Con il ritorno al 4-2-3-1 (con Nainggolan trequartista e Schick ala destra), la Roma è sembrata di nuovo a suo agio nei meccanismi di pressing e salita della linea difensiva senza palla. Ovviamente ha aiutato anche l’uscita dal campo di Salah e il generale calo mentale del Liverpool sul 5-0, ma la Roma nell’ultima mezz’ora è sembrata avere almeno i mezzi tattici per non essere del tutto in balìa dell’avversario, e anzi metterlo in difficoltà. Dei 13 tiri totali effettuati dalla Roma nell’arco della partita, 7 sono arrivati dopo il 70esimo del secondo tempo.

 

Con due ali costantemente larghe a ricevere, la squadra di Di Francesco è tornata a mettere in luce le difficoltà strutturali del Liverpool a difendere l’ampiezza. Con le sovrapposizioni dei terzini mai seguite da Ings e Mané, la Roma ha messo di nuovo in inferiorità numerica Arnold e Robertson, alle cui spalle cercavano di inserirsi Strootman e Nainggolan. L’azione che ha portato il rigore che ha fissato il risultato finale sul 5-2 nasce proprio da un inserimento di Strootman alle spalle di Arnold, dopo una situazione di densità creata dalla Roma a sinistra con Perotti e Kolarov.

 

Il ritorno della Roma è stato però tardivo e il risultato finale non lascia che una porticina d’accesso minuscola alla finale di Kiev per la squadra di Di Francesco. L’allenatore abruzzese è sembrato troppo lento a leggere la partita e questo ha influito sul risultato finale tanto quanto quelle dei principali giocatori della Roma.

 

In ogni caso, è difficile distinguere i meriti tattici della Roma alla fine dal calo di tensione del Liverpool nell’ultimo quarto di partita, anche perché la squadra di Di Francesco era riuscita a mettere in difficoltà quella di Klopp anche nella prima parte di gara, con la difesa a tre.

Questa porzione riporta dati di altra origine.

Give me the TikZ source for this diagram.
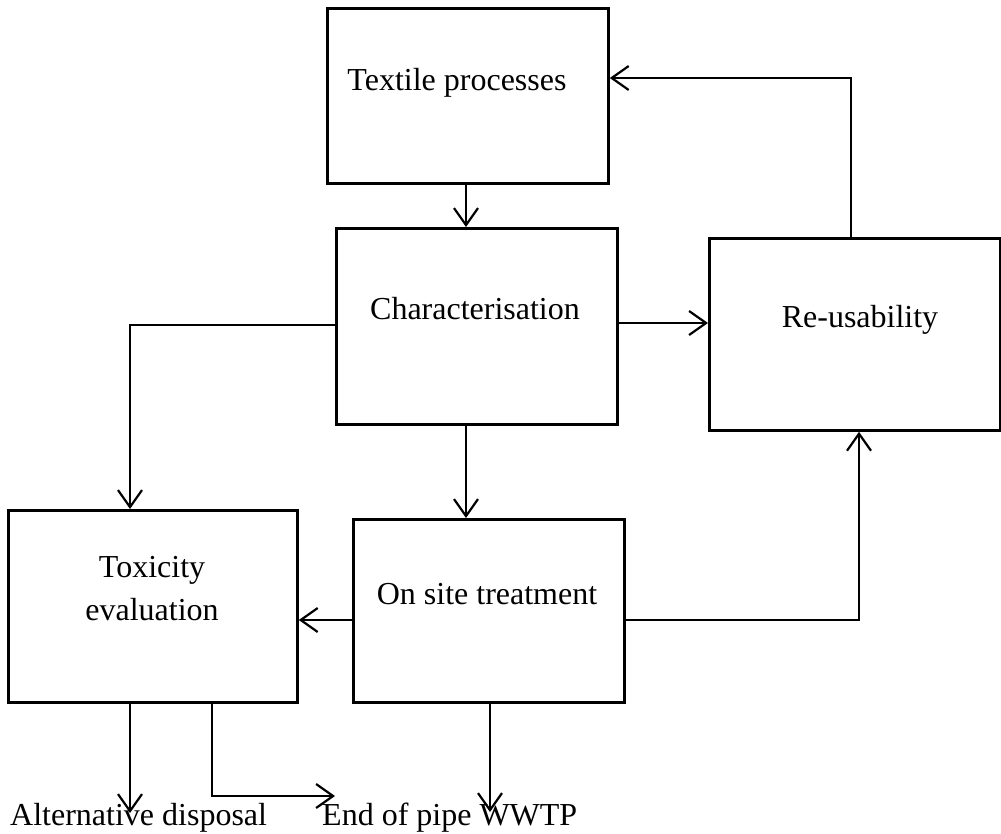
\documentclass[tikz,border=0pt]{standalone}
\usepackage{fontspec}
\setmainfont{Liberation Serif}
\usetikzlibrary{arrows.meta}
\begin{document}
\begin{tikzpicture}[x=1pt,y=-1pt,
  box/.style={draw, line width=2.8pt, inner sep=0pt, anchor=north west},
  lbl/.style={font=\fontsize{32}{38}\selectfont, inner sep=0pt, anchor=base},
  arr/.style={line width=2.2pt, -{Straight Barb[length=17pt,width=24pt,line width=2.2pt]}}]
\useasboundingbox (0,0) rectangle (1001,833);
% boxes
\node[box, minimum width=281pt, minimum height=175pt] (tp) at (326,7) {};
\node[box, minimum width=281pt, minimum height=196pt] (ch) at (335,227) {};
\node[box, minimum width=291pt, minimum height=192pt] (re) at (708,237) {};
\node[box, minimum width=289pt, minimum height=192pt] (tox) at (7,509) {};
\node[box, minimum width=271pt, minimum height=183pt] (os) at (352,518) {};
% texts
\node[lbl] (tpt) at (457,90) {Textile processes};
\node[lbl] (cht) at (475,319) {Characterisation};
\node[lbl] (ret) at (860,327) {Re-usability};
\node[lbl] (ost) at (487,604) {On site treatment};
\node[lbl] (toxt1) at (152,577) {Toxicity};
\node[lbl] (toxt2) at (152,620) {evaluation};
\node[lbl, anchor=base west] (alt) at (10,825) {Alternative disposal};
\node[lbl, anchor=base west] (eop) at (322,825) {End of pipe WWTP};
% helper coordinates
\coordinate (c1) at (851,78);
\coordinate (c2) at (130,325);
\coordinate (c3) at (466,0);
\coordinate (c4) at (0,620);
\coordinate (c5) at (859,620);
\coordinate (c6) at (130,813);
\coordinate (c7) at (212,796);
\coordinate (c8) at (335,796);
\coordinate (c9) at (490,812);
\coordinate (c10) at (0,323);
% connectors
\draw[arr] (tp.south -| c3) -- (ch.north -| c3);
\draw[arr] (ch.east |- c10) -- (re.west |- c10);
\draw[arr] (re.north -| c1) -- (c1) -- (c1 -| tp.east);
\draw[arr] (ch.west |- c2) -- (c2) -- (tox.north -| c2);
\draw[arr] (ch.south -| c3) -- (os.north -| c3);
\draw[arr] (os.west |- c4) -- (tox.east |- c4);
\draw[arr] (os.east |- c5) -- (c5) -- (re.south -| c5);
\draw[arr] (tox.south -| c6) -- (c6);
\draw[arr] (tox.south -| c7) -- (c7) -- (c8);
\draw[arr] (os.south -| c9) -- (c9);
\end{tikzpicture}
\end{document}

Nella fase di maggiore intensità di partita, e con Salah in campo, il Liverpool è semplicemente sembrato superiore alla Roma da tutti i punti di vista, non solo quello agonistico, che spesso si mette in luce quando c’è da parlare della squadra di Klopp.

 


Anche gli Expected Goals confermano la vittoria netta del Liverpool.


 

Al ritorno, se vorrà giocarsi le pochissime possibilità rimaste di approdare in finale, la Roma nel suo complesso dovrà alzare il livello del suo gioco, e di molto.